══ DATA SHOWN ══
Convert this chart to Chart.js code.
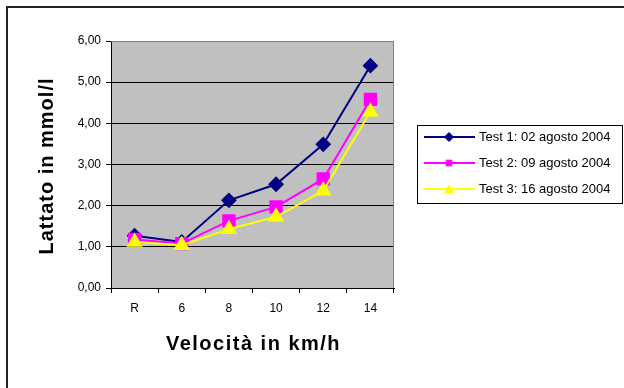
<!DOCTYPE html>
<html>
<head>
<meta charset="utf-8">
<script src="https://cdn.jsdelivr.net/npm/chart.js@4"></script>
<style>
  html, body { margin: 0; padding: 0; background: #fff; }
  #wrap { position: relative; width: 624px; height: 388px; }
</style>
</head>
<body>
<div id="wrap"><canvas id="grafico" width="624" height="388"></canvas></div>
<script>
// dati
const velocita = ['R', '6', '8', '10', '12', '14'];
const test1 = [1.27, 1.12, 2.13, 2.52, 3.49, 5.40];
const test2 = [1.18, 1.08, 1.63, 1.97, 2.65, 4.58];
const test3 = [1.12, 1.04, 1.43, 1.73, 2.36, 4.28];
const nomiSerie = ['Test 1: 02 agosto 2004', 'Test 2: 09 agosto 2004', 'Test 3: 16 agosto 2004'];
const colori = ['#000080', '#FF00FF', '#FFFF00'];
const titoloX = 'Velocità in km/h';
const titoloY = 'Lattato in mmol/l';

const FONT = 'Arial, "Liberation Sans", sans-serif';

// sfondo grigio, cornice esterna, titoli e legenda in stile Excel
const excelPlugin = {
    id: 'excelStyle',
    beforeDraw(chart) {
        const ctx = chart.ctx;
        const a = chart.chartArea;
        ctx.save();
        ctx.fillStyle = '#fff';
        ctx.fillRect(0, 0, chart.width, chart.height);
        ctx.strokeStyle = '#222';
        ctx.lineWidth = 2;
        ctx.beginPath();
        ctx.moveTo(7, chart.height);
        ctx.lineTo(7, 7);
        ctx.lineTo(chart.width, 7);
        ctx.stroke();
        ctx.fillStyle = '#C0C0C0';
        ctx.fillRect(a.left, a.top, a.right - a.left, a.bottom - a.top);
        ctx.restore();
    },
    beforeDatasetsDraw(chart) {
        const ctx = chart.ctx;
        const a = chart.chartArea;
        ctx.save();
        ctx.strokeStyle = '#808080';
        ctx.lineWidth = 1;
        ctx.beginPath();
        ctx.moveTo(a.left, a.top + 0.5);
        ctx.lineTo(a.right - 0.5, a.top + 0.5);
        ctx.lineTo(a.right - 0.5, a.bottom);
        ctx.stroke();
        ctx.restore();
    },
    afterDraw(chart) {
        const ctx = chart.ctx;
        const a = chart.chartArea;
        ctx.save();
        // titoli assi (spaziatura larga come in Excel)
        ctx.fillStyle = '#000';
        ctx.font = 'bold 20px ' + FONT;
        ctx.letterSpacing = '1.5px';
        ctx.textAlign = 'center';
        ctx.textBaseline = 'middle';
        ctx.fillText(titoloX, (a.left + a.right) / 2 + 1, 344);
        ctx.save();
        ctx.translate(47, 166);
        ctx.rotate(-Math.PI / 2);
        ctx.letterSpacing = '1px';
        ctx.fillText(titoloY, 0, 0);
        ctx.restore();
        ctx.letterSpacing = '0px';

        // legenda
        const box = { x: 417, y: 125, w: 205, h: 78 };
        ctx.strokeStyle = '#000';
        ctx.lineWidth = 1;
        ctx.strokeRect(box.x + 0.5, box.y + 0.5, box.w, box.h);
        const righe = [137, 163, 189];
        const raggi = [4.5, 4, 5];
        ctx.textAlign = 'left';
        chart.data.datasets.forEach(function (ds, i) {
            const y = righe[i];
            ctx.strokeStyle = ds.borderColor;
            ctx.lineWidth = 2;
            ctx.beginPath();
            ctx.moveTo(424, y);
            ctx.lineTo(475, y);
            ctx.stroke();
            ctx.fillStyle = ds.pointBackgroundColor;
            ctx.strokeStyle = ds.pointBorderColor;
            ctx.lineWidth = 1;
            Chart.helpers.drawPoint(ctx, {
                pointStyle: ds.pointStyle, rotation: 0, borderWidth: 1, radius: raggi[i]
            }, 449, y + (ds.pointStyle === 'triangle' ? 1 : 0));
            ctx.fillStyle = '#000';
            ctx.font = '13px ' + FONT;
            ctx.textBaseline = 'middle';
            ctx.fillText(ds.label, 479, y);
        });
        ctx.restore();
    }
};

const ctx = document.getElementById('grafico').getContext('2d');
new Chart(ctx, {
    type: 'line',
    data: {
        labels: velocita,
        datasets: [
            {
                label: nomiSerie[0], data: test1, order: 3,
                borderColor: colori[0], borderWidth: 2,
                pointStyle: 'rectRot', pointRadius: 6.5,
                pointBackgroundColor: colori[0], pointBorderColor: colori[0]
            },
            {
                label: nomiSerie[1], data: test2, order: 2,
                borderColor: colori[1], borderWidth: 2,
                pointStyle: 'rect', pointRadius: 8,
                pointBackgroundColor: colori[1], pointBorderColor: colori[1]
            },
            {
                label: nomiSerie[2], data: test3, order: 1,
                borderColor: colori[2], borderWidth: 2,
                pointStyle: 'triangle', pointRadius: 7.5,
                pointBackgroundColor: colori[2], pointBorderColor: colori[2]
            }
        ]
    },
    options: {
        responsive: false,
        animation: false,
        layout: { padding: { top: 41, right: 230, left: 0, bottom: 0 } },
        plugins: {
            legend: { display: false },
            tooltip: { enabled: false }
        },
        scales: {
            x: {
                offset: true,
                grid: { offset: true, drawOnChartArea: false, tickLength: 5, tickColor: '#000' },
                border: { color: '#000', width: 1 },
                ticks: {
                    color: '#000', padding: 8,
                    font: { family: FONT, size: 12 }
                },
                afterFit(scale) { scale.height = 100; }
            },
            y: {
                min: 0, max: 6,
                grid: {
                    color: c => (c.tick && c.tick.value === 6 ? '#808080' : '#000'),
                    tickLength: 5, tickColor: '#000', lineWidth: 1
                },
                border: { color: '#000', width: 1 },
                ticks: {
                    stepSize: 1, color: '#000', padding: 5,
                    font: { family: FONT, size: 12 },
                    callback: v => v.toFixed(2).replace('.', ',')
                },
                afterFit(scale) { scale.width = 111; }
            }
        }
    },
    plugins: [excelPlugin]
});
</script>
</body>
</html>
═══
● **SHORT PROBLEM**
Your copy of the data above should match it exactly, except that pictures are left out.

● **EXERCISE RESPONSE**
Convert this chart to Chart.js code.
<!DOCTYPE html>
<html>
<head>
<meta charset="utf-8">
<script src="https://cdn.jsdelivr.net/npm/chart.js@4"></script>
<style>
  html, body { margin: 0; padding: 0; background: #fff; }
  #wrap { position: relative; width: 624px; height: 388px; }
</style>
</head>
<body>
<div id="wrap"><canvas id="grafico" width="624" height="388"></canvas></div>
<script>
// dati
const velocita = ['R', '6', '8', '10', '12', '14'];
const test1 = [1.27, 1.12, 2.13, 2.52, 3.49, 5.40];
const test2 = [1.18, 1.08, 1.63, 1.97, 2.65, 4.58];
const test3 = [1.12, 1.04, 1.43, 1.73, 2.36, 4.28];
const nomiSerie = ['Test 1: 02 agosto 2004', 'Test 2: 09 agosto 2004', 'Test 3: 16 agosto 2004'];
const colori = ['#000080', '#FF00FF', '#FFFF00'];
const titoloX = 'Velocità in km/h';
const titoloY = 'Lattato in mmol/l';

const FONT = 'Arial, "Liberation Sans", sans-serif';

// sfondo grigio, cornice esterna, titoli e legenda in stile Excel
const excelPlugin = {
    id: 'excelStyle',
    beforeDraw(chart) {
        const ctx = chart.ctx;
        const a = chart.chartArea;
        ctx.save();
        ctx.fillStyle = '#fff';
        ctx.fillRect(0, 0, chart.width, chart.height);
        ctx.strokeStyle = '#222';
        ctx.lineWidth = 2;
        ctx.beginPath();
        ctx.moveTo(7, chart.height);
        ctx.lineTo(7, 7);
        ctx.lineTo(chart.width, 7);
        ctx.stroke();
        ctx.fillStyle = '#C0C0C0';
        ctx.fillRect(a.left, a.top, a.right - a.left, a.bottom - a.top);
        ctx.restore();
    },
    beforeDatasetsDraw(chart) {
        const ctx = chart.ctx;
        const a = chart.chartArea;
        ctx.save();
        ctx.strokeStyle = '#808080';
        ctx.lineWidth = 1;
        ctx.beginPath();
        ctx.moveTo(a.left, a.top + 0.5);
        ctx.lineTo(a.right - 0.5, a.top + 0.5);
        ctx.lineTo(a.right - 0.5, a.bottom);
        ctx.stroke();
        ctx.restore();
    },
    afterDraw(chart) {
        const ctx = chart.ctx;
        const a = chart.chartArea;
        ctx.save();
        // titoli assi (spaziatura larga come in Excel)
        ctx.fillStyle = '#000';
        ctx.font = 'bold 20px ' + FONT;
        ctx.letterSpacing = '1.5px';
        ctx.textAlign = 'center';
        ctx.textBaseline = 'middle';
        ctx.fillText(titoloX, (a.left + a.right) / 2 + 1, 344);
        ctx.save();
        ctx.translate(47, 166);
        ctx.rotate(-Math.PI / 2);
        ctx.letterSpacing = '1px';
        ctx.fillText(titoloY, 0, 0);
        ctx.restore();
        ctx.letterSpacing = '0px';

        // legenda
        const box = { x: 417, y: 125, w: 205, h: 78 };
        ctx.strokeStyle = '#000';
        ctx.lineWidth = 1;
        ctx.strokeRect(box.x + 0.5, box.y + 0.5, box.w, box.h);
        const righe = [137, 163, 189];
        const raggi = [4.5, 4, 5];
        ctx.textAlign = 'left';
        chart.data.datasets.forEach(function (ds, i) {
            const y = righe[i];
            ctx.strokeStyle = ds.borderColor;
            ctx.lineWidth = 2;
            ctx.beginPath();
            ctx.moveTo(424, y);
            ctx.lineTo(475, y);
            ctx.stroke();
            ctx.fillStyle = ds.pointBackgroundColor;
            ctx.strokeStyle = ds.pointBorderColor;
            ctx.lineWidth = 1;
            Chart.helpers.drawPoint(ctx, {
                pointStyle: ds.pointStyle, rotation: 0, borderWidth: 1, radius: raggi[i]
            }, 449, y + (ds.pointStyle === 'triangle' ? 1 : 0));
            ctx.fillStyle = '#000';
            ctx.font = '13px ' + FONT;
            ctx.textBaseline = 'middle';
            ctx.fillText(ds.label, 479, y);
        });
        ctx.restore();
    }
};

const ctx = document.getElementById('grafico').getContext('2d');
new Chart(ctx, {
    type: 'line',
    data: {
        labels: velocita,
        datasets: [
            {
                label: nomiSerie[0], data: test1, order: 3,
                borderColor: colori[0], borderWidth: 2,
                pointStyle: 'rectRot', pointRadius: 6.5,
                pointBackgroundColor: colori[0], pointBorderColor: colori[0]
            },
            {
                label: nomiSerie[1], data: test2, order: 2,
                borderColor: colori[1], borderWidth: 2,
                pointStyle: 'rect', pointRadius: 8,
                pointBackgroundColor: colori[1], pointBorderColor: colori[1]
            },
            {
                label: nomiSerie[2], data: test3, order: 1,
                borderColor: colori[2], borderWidth: 2,
                pointStyle: 'triangle', pointRadius: 7.5,
                pointBackgroundColor: colori[2], pointBorderColor: colori[2]
            }
        ]
    },
    options: {
        responsive: false,
        animation: false,
        layout: { padding: { top: 41, right: 230, left: 0, bottom: 0 } },
        plugins: {
            legend: { display: false },
            tooltip: { enabled: false }
        },
        scales: {
            x: {
                offset: true,
                grid: { offset: true, drawOnChartArea: false, tickLength: 5, tickColor: '#000' },
                border: { color: '#000', width: 1 },
                ticks: {
                    color: '#000', padding: 8,
                    font: { family: FONT, size: 12 }
                },
                afterFit(scale) { scale.height = 100; }
            },
            y: {
                min: 0, max: 6,
                grid: {
                    color: c => (c.tick && c.tick.value === 6 ? '#808080' : '#000'),
                    tickLength: 5, tickColor: '#000', lineWidth: 1
                },
                border: { color: '#000', width: 1 },
                ticks: {
                    stepSize: 1, color: '#000', padding: 5,
                    font: { family: FONT, size: 12 },
                    callback: v => v.toFixed(2).replace('.', ',')
                },
                afterFit(scale) { scale.width = 111; }
            }
        }
    },
    plugins: [excelPlugin]
});
</script>
</body>
</html>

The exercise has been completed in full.